Madrid - US stock-index futures climbed, after fluctuating between gains and losses, as investors assess yesterday’s rout in American equities that sent the Standard & Poor’s 500 Index to its steepest loss in more than three months.
JPMorgan Chase advanced 1.8% after its fourth- quarter profit beat estimates amid lower expenses. Bank of America Corporation added 1.2% after losing 2.7% on Wednesday. Best Buy sank 7.7% after reporting a decline in holiday sales.
S&P 500 E-mini futures contracts expiring in March rose 0.5% to 1 890.25 at 7:57 a.m. in New York. The benchmark plunged on Wednesday, with declines in Amazon.com and Netflix pacing the selloff.

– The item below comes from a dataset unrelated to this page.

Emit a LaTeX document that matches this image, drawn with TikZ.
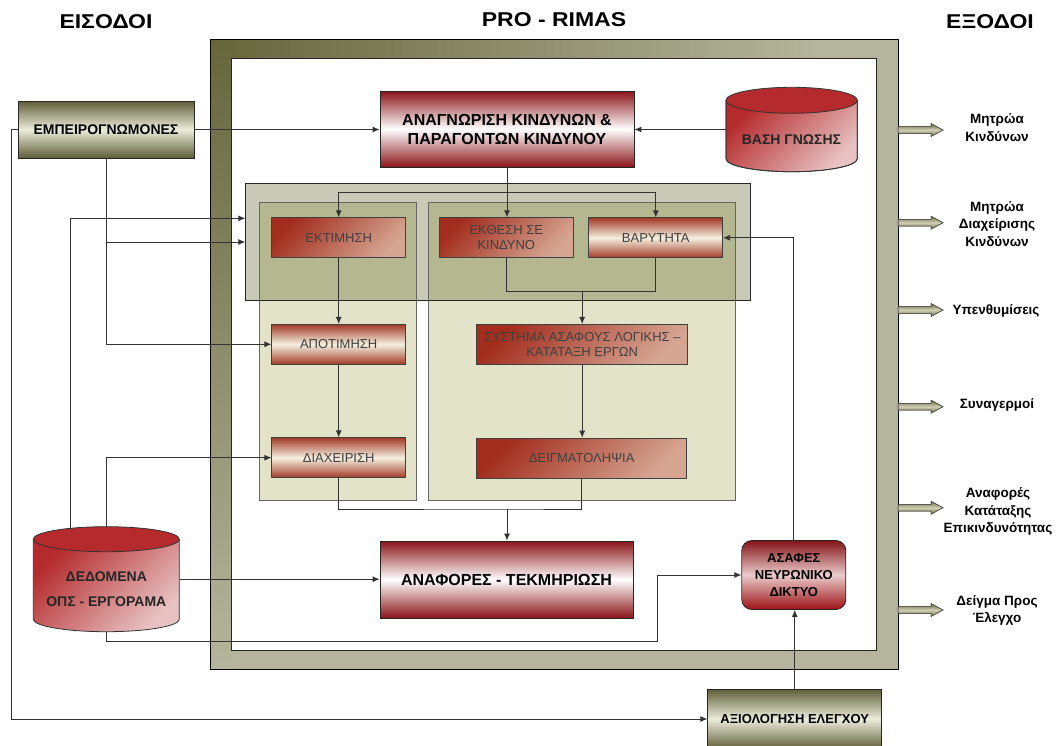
\documentclass[tikz,border=0pt]{standalone}
\usepackage{fontspec}
\setmainfont{Liberation Sans}
\usepackage{graphicx}
\usetikzlibrary{arrows.meta,calc}
\definecolor{framedark}{HTML}{66663C}
\definecolor{framelight}{HTML}{B4B59C}
\definecolor{rdark}{HTML}{8A1418}
\definecolor{odark}{HTML}{5E5E38}
\definecolor{olight}{HTML}{ECECDC}
\definecolor{bdark}{HTML}{A32E1E}
\definecolor{blight}{HTML}{D6A592}
\definecolor{cdark}{HTML}{A23A26}
\definecolor{clight}{HTML}{F4F0E0}
\definecolor{cylred}{HTML}{B52A2C}
\definecolor{cylpink}{HTML}{E8C2C2}
\definecolor{panelgray}{HTML}{C9C9B7}
\definecolor{coldark}{HTML}{B5B791}
\definecolor{collight}{HTML}{E3E3CA}
\definecolor{arrdark}{HTML}{6E6E46}
\definecolor{arrlight}{HTML}{CFCFB4}
\begin{document}
\begin{tikzpicture}[x=1pt,y=-1pt,
  titletext/.style={font=\fontsize{20}{24}\selectfont\bfseries, inner sep=0pt},
  redbox/.style={draw=black!85, line width=0.8pt, top color=rdark, bottom color=rdark, middle color=white,
    font=\fontsize{16}{19}\selectfont\bfseries, align=center, inner sep=0pt},
  olivebox/.style={draw=black!85, line width=0.8pt, top color=odark, bottom color=odark, middle color=olight,
    font=\fontsize{14}{17}\selectfont\bfseries, align=center, inner sep=0pt},
  diagbox/.style={draw=black!75, line width=0.7pt, top color=bdark, bottom color=blight, shading angle=45,
    font=\fontsize{13}{15}\selectfont, text=black!75, align=center, inner sep=0pt,
    minimum height=40pt},
  bandbox/.style={draw=black!75, line width=0.7pt, top color=cdark, bottom color=cdark, middle color=clight,
    font=\fontsize{13}{15}\selectfont, text=black!75, align=center, inner sep=0pt,
    minimum height=40pt},
  outlabel/.style={font=\fontsize{13.5}{17.5}\selectfont\bfseries, align=center, inner sep=0pt},
  cyltext/.style={font=\fontsize{14}{17}\selectfont\bfseries, align=center, inner sep=0pt, text=black!85},
  conn/.style={draw=black!80, line width=0.9pt},
  arr/.style={conn, -{Latex[length=7pt,width=6pt]}},
  outarrow/.style={draw=black!70, line width=0.5pt, top color=arrdark, bottom color=arrdark, middle color=arrlight}
]
\useasboundingbox (0,0) rectangle (1058,745);
\fill[white] (0,0) rectangle (1058,745);

% titles
\node[titletext] (tin) at (106,22) {\scalebox{1.15}[1]{ΕΙΣΟΔΟΙ}};
\node[titletext] (tpro) at (554,20) {\scalebox{1.15}[1]{PRO - RIMAS}};
\node[titletext] (tout) at (990,22) {\scalebox{1.15}[1]{ΕΞΟΔΟΙ}};

% main frame
\fill[framelight] (210,39.5) rectangle (898,669.5);
\shade[left color=framedark, right color=framelight] (210,39.5) rectangle (820,58.3);
\shade[top color=framedark, bottom color=framelight] (210,39.5) rectangle (231.7,669.5);
\draw[black, line width=0.9pt] (210,39.5) rectangle (898,669.5);
\filldraw[fill=white, draw=black!85, line width=0.9pt] (231.7,58.3) rectangle (876.7,650.7);

% output arrows
\foreach \yy in {130,222.7,310,406.7,507.7,610}{
  \shade[outarrow] (898,\yy-3.3) -- (931,\yy-3.3) -- (931,\yy-6.5) -- (943,\yy) -- (931,\yy+6.5) -- (931,\yy+3.3) -- (898,\yy+3.3) -- cycle;
  \draw[draw=black!70, line width=0.5pt] (898,\yy-3.3) -- (931,\yy-3.3) -- (931,\yy-6.5) -- (943,\yy) -- (931,\yy+6.5) -- (931,\yy+3.3) -- (898,\yy+3.3) -- cycle;
}
\node[outlabel] (o1) at (997,127.5) {Μητρώα\\Κινδύνων};
\node[outlabel] (o2) at (997,224) {Μητρώα\\Διαχείρισης\\Κινδύνων};
\node[outlabel] (o3) at (996,310.5) {Υπενθυμίσεις};
\node[outlabel] (o4) at (997,405) {Συναγερμοί};
\node[outlabel] (o5) at (998,511.7) {Αναφορές\\Κατάταξης\\Επικινδυνότητας};
\node[outlabel] (o6) at (997,610.5) {Δείγμα Προς\\Έλεγχο};

% panels
\node[fill=panelgray, minimum width=504.5pt, minimum height=116.5pt, inner sep=0pt] (panel) at (497.75,241.75) {};
\node[fill=collight, minimum width=156pt, minimum height=298pt, inner sep=0pt] (colL) at (338,351.5) {};
\node[fill=collight, minimum width=306pt, minimum height=298pt, inner sep=0pt] (colR) at (582,351.5) {};
\fill[coldark] (colL.north west) rectangle (colL.east |- panel.south);
\fill[coldark] (colR.north west) rectangle (colR.east |- panel.south);
\draw[black!85, line width=0.8pt] (panel.north west) rectangle (panel.south east);
\draw[black!60, line width=1.3pt] (colL.north west) rectangle (colL.south east);
\draw[black!60, line width=1.3pt] (colR.north west) rectangle (colR.south east);

% main nodes
\node[olivebox, minimum width=176pt, minimum height=57pt] (emp) at (106,129.5) {ΕΜΠΕΙΡΟΓΝΩΜΟΝΕΣ};
\node[redbox, minimum width=254pt, minimum height=76pt] (anag) at (507,129) {ΑΝΑΓΝΩΡΙΣΗ ΚΙΝΔΥΝΩΝ \&\\ΠΑΡΑΓΟΝΤΩΝ ΚΙΝΔΥΝΟΥ};
\node[redbox, minimum width=253pt, minimum height=77pt] (anaf) at (506.5,579.5) {ΑΝΑΦΟΡΕΣ - ΤΕΚΜΗΡΙΩΣΗ};
\node[redbox, rounded corners=10pt, minimum width=104pt, minimum height=69pt, top color=rdark!95!black, bottom color=rdark!85!red, middle color=cylpink!85!white,
  font=\fontsize{13}{17}\selectfont\bfseries] (asaf) at (793.8,575) {ΑΣΑΦΕΣ\\ΝΕΥΡΩΝΙΚΟ\\ΔΙΚΤΥΟ};
\node[olivebox, minimum width=174pt, minimum height=60pt, font=\fontsize{13}{16}\selectfont\bfseries] (axiol) at (794.7,719) {ΑΞΙΟΛΟΓΗΣΗ ΕΛΕΓΧΟΥ};

\node[diagbox, minimum width=134pt] (ektim) at (338.7,237.7) {ΕΚΤΙΜΗΣΗ};
\node[diagbox, minimum width=134pt] (ekth) at (506.3,237.7) {ΕΚΘΕΣΗ ΣΕ\\ΚΙΝΔΥΝΟ};
\node[bandbox, minimum width=134pt] (var) at (655.8,237.8) {ΒΑΡΥΤΗΤΑ};
\node[bandbox, minimum width=134pt] (apot) at (338.7,344.3) {ΑΠΟΤΙΜΗΣΗ};
\node[diagbox, minimum width=211pt] (syst) at (582.2,344.3) {ΣΥΣΤΗΜΑ ΑΣΑΦΟΥΣ ΛΟΓΙΚΗΣ –\\ΚΑΤΑΤΑΞΗ ΕΡΓΩΝ};
\node[bandbox, minimum width=134pt] (diax) at (338.7,457.7) {ΔΙΑΧΕΙΡΙΣΗ};
\node[diagbox, minimum width=210pt] (deigm) at (581.7,458) {ΔΕΙΓΜΑΤΟΛΗΨΙΑ};

% cylinders
\shade[top color=cylred, bottom color=cylpink, shading angle=45, draw=black!80, line width=0.8pt]
  (726,100.3) -- (726,158.7) arc[start angle=180, end angle=360, x radius=65.65pt, y radius=13pt] -- (857.3,100.3) -- cycle;
\draw[black!80, line width=0.8pt] (726,100.3) -- (726,158.7) arc[start angle=180, end angle=360, x radius=65.65pt, y radius=13pt] -- (857.3,100.3);
\filldraw[fill=cylred, draw=black!80, line width=0.8pt] (791.65,100.3) ellipse[x radius=65.65pt, y radius=13pt];
\node[minimum width=131.3pt, minimum height=84.4pt, inner sep=0pt] (vasi) at (791.65,129.5) {};
\node[cyltext] (vasit) at (791.5,140) {ΒΑΣΗ ΓΝΩΣΗΣ};

\shade[top color=cylred, bottom color=cylpink, shading angle=45]
  (33.3,539.2) -- (33.3,619.2) arc[start angle=180, end angle=360, x radius=73pt, y radius=12.5pt] -- (179.3,539.2) -- cycle;
\draw[black!80, line width=0.8pt] (33.3,539.2) -- (33.3,619.2) arc[start angle=180, end angle=360, x radius=73pt, y radius=12.5pt] -- (179.3,539.2);
\filldraw[fill=cylred, draw=black!80, line width=0.8pt] (106.3,539.2) ellipse[x radius=73pt, y radius=12.5pt];
\node[minimum width=146pt, minimum height=105pt, inner sep=0pt] (dedom) at (106.3,579.2) {};
\node[cyltext] (dedomt) at (106.3,589) {ΔΕΔΟΜΕΝΑ\\[8.5pt]ΟΠΣ - ΕΡΓΟΡΑΜΑ};

% connectors
\draw[arr] (emp.east) -- (emp.east -| anag.west);
\draw[arr] (vasi.west) -- (vasi.west -| anag.east);
\draw[arr] (anag.south) -- (anag.south |- ekth.north);
\coordinate (br) at (507,192.7);
\draw[arr] (br) -| (ektim.north);
\draw[arr] (br) -| (var.north);
\draw[arr] (ektim.south) -- (apot.north);
\draw[arr] (apot.south) -- (diax.north);
\coordinate (j1) at (582.2,291.7);
\draw[conn] (ekth.south) |- (j1) -| (var.south);
\draw[arr] (j1) -- (syst.north);
\draw[arr] (syst.south) -- (syst.south |- deigm.north);
\coordinate (j2) at (507,509);
\draw[conn] (diax.south) |- (j2) -| (deigm.south);
\draw[arr] (j2) -- (j2 |- anaf.north);
\draw[arr] (asaf.north) |- (var.east);
\draw[arr] (axiol.north) -- (axiol.north |- asaf.south);
\coordinate (j3) at (657.3,641.7);
\draw[arr] (dedom.south) |- (j3) |- (asaf.west);
\draw[arr] (dedom.east) -- (dedom.east -| anaf.west);
\coordinate (j4) at (11.3,129.5);
\draw[arr] (emp.west) -- (j4) |- (axiol.west);
\draw[arr] (emp.south) |- (apot.west);
\coordinate (j5) at (106,242);
\draw[arr] (j5) -- (j5 -| panel.west);
\coordinate (dtop) at (70.3,528.5);
\coordinate (j6) at (70.3,218.3);
\draw[arr] (dtop) -- (j6) -- (j6 -| panel.west);
\draw[arr] (dedom.north) |- (diax.west);
\end{tikzpicture}
\end{document}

Damage was heaviest among small-cap shares, with the Russell 2000 Index plunging to 2 1/2 year low and into a bear market. Dow Jones Industrial Average futures gained 72 points to 16 128 today.
US stocks have had the worst-ever start to a year amid China market weakness that fanned concerns that a slowdown in that economy will spread. Investors are turning their attention to corporate earnings to gauge the health of the US economy. Intel reports after markets close, while Citigroup and BlackRock results are due tomorrow. Analysts estimate profits for S&P 500 members fell 6.7% last quarter.
“We’ll have to digest all these earnings numbers and then we’ll have a clearer picture, but if you look around the world there’s not many positive drivers,” said Benno Galliker, a trader at Luzerner Kantonalbank AG. “Play it safe, that’s the message at the moment.”
The US stock selloff is an “emotional response” obscuring expansion in both the American economy and corporate profits, Abby Joseph Cohen, president of Goldman Sachs Group’s Global Markets Institute, said today. The fair value for Standard & Poor’s 500 Index is 2 100, she said.
The main US equity index has declined 11% from its record set in May, and is just 1.2% above the bottom of an August swoon, which was also sparked by anxiety over the impact of China’s weakness on worldwide growth.